Below is some material; set it all down exactly, apart from the pictures.

# # # #

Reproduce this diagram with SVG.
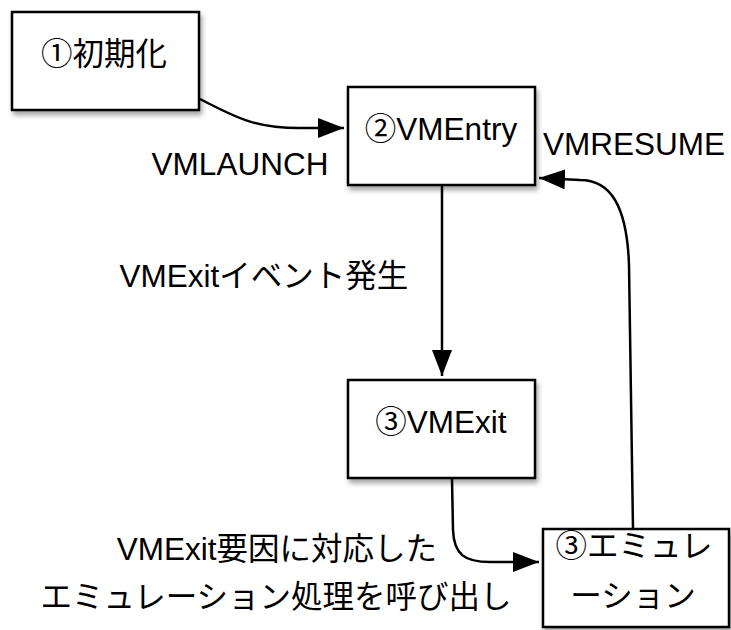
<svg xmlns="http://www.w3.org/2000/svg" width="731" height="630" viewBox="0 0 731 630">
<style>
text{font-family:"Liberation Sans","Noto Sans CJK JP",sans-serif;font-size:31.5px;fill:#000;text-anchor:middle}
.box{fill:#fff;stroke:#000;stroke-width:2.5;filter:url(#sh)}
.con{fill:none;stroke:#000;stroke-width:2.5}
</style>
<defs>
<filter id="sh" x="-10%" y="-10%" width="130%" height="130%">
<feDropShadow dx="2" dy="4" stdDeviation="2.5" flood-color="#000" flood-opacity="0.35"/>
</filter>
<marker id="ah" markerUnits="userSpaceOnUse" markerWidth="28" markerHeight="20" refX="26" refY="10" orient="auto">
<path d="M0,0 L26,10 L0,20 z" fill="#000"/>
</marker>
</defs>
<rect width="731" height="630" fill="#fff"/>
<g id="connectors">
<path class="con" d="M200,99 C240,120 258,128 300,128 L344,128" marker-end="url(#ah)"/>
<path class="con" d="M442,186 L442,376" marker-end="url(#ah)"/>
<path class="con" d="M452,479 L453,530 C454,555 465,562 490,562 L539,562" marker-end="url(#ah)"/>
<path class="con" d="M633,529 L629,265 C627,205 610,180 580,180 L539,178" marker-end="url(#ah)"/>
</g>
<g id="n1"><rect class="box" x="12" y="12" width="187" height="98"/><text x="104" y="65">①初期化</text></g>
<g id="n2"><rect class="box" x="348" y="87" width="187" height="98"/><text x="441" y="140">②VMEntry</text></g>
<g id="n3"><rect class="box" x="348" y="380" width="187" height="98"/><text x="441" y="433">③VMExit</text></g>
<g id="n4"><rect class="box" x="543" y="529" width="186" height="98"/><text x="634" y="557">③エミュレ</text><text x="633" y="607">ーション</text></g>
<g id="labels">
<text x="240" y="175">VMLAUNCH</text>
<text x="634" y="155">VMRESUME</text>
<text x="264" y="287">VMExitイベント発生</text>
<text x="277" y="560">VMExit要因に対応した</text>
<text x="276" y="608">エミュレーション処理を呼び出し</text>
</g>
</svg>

# # # #

▶ **OUTPUT FOR THIS TASK**
Reproduce this diagram with SVG.
<svg xmlns="http://www.w3.org/2000/svg" width="731" height="630" viewBox="0 0 731 630">
<style>
text{font-family:"Liberation Sans","Noto Sans CJK JP",sans-serif;font-size:31.5px;fill:#000;text-anchor:middle}
.box{fill:#fff;stroke:#000;stroke-width:2.5;filter:url(#sh)}
.con{fill:none;stroke:#000;stroke-width:2.5}
</style>
<defs>
<filter id="sh" x="-10%" y="-10%" width="130%" height="130%">
<feDropShadow dx="2" dy="4" stdDeviation="2.5" flood-color="#000" flood-opacity="0.35"/>
</filter>
<marker id="ah" markerUnits="userSpaceOnUse" markerWidth="28" markerHeight="20" refX="26" refY="10" orient="auto">
<path d="M0,0 L26,10 L0,20 z" fill="#000"/>
</marker>
</defs>
<rect width="731" height="630" fill="#fff"/>
<g id="connectors">
<path class="con" d="M200,99 C240,120 258,128 300,128 L344,128" marker-end="url(#ah)"/>
<path class="con" d="M442,186 L442,376" marker-end="url(#ah)"/>
<path class="con" d="M452,479 L453,530 C454,555 465,562 490,562 L539,562" marker-end="url(#ah)"/>
<path class="con" d="M633,529 L629,265 C627,205 610,180 580,180 L539,178" marker-end="url(#ah)"/>
</g>
<g id="n1"><rect class="box" x="12" y="12" width="187" height="98"/><text x="104" y="65">①初期化</text></g>
<g id="n2"><rect class="box" x="348" y="87" width="187" height="98"/><text x="441" y="140">②VMEntry</text></g>
<g id="n3"><rect class="box" x="348" y="380" width="187" height="98"/><text x="441" y="433">③VMExit</text></g>
<g id="n4"><rect class="box" x="543" y="529" width="186" height="98"/><text x="634" y="557">③エミュレ</text><text x="633" y="607">ーション</text></g>
<g id="labels">
<text x="240" y="175">VMLAUNCH</text>
<text x="634" y="155">VMRESUME</text>
<text x="264" y="287">VMExitイベント発生</text>
<text x="277" y="560">VMExit要因に対応した</text>
<text x="276" y="608">エミュレーション処理を呼び出し</text>
</g>
</svg>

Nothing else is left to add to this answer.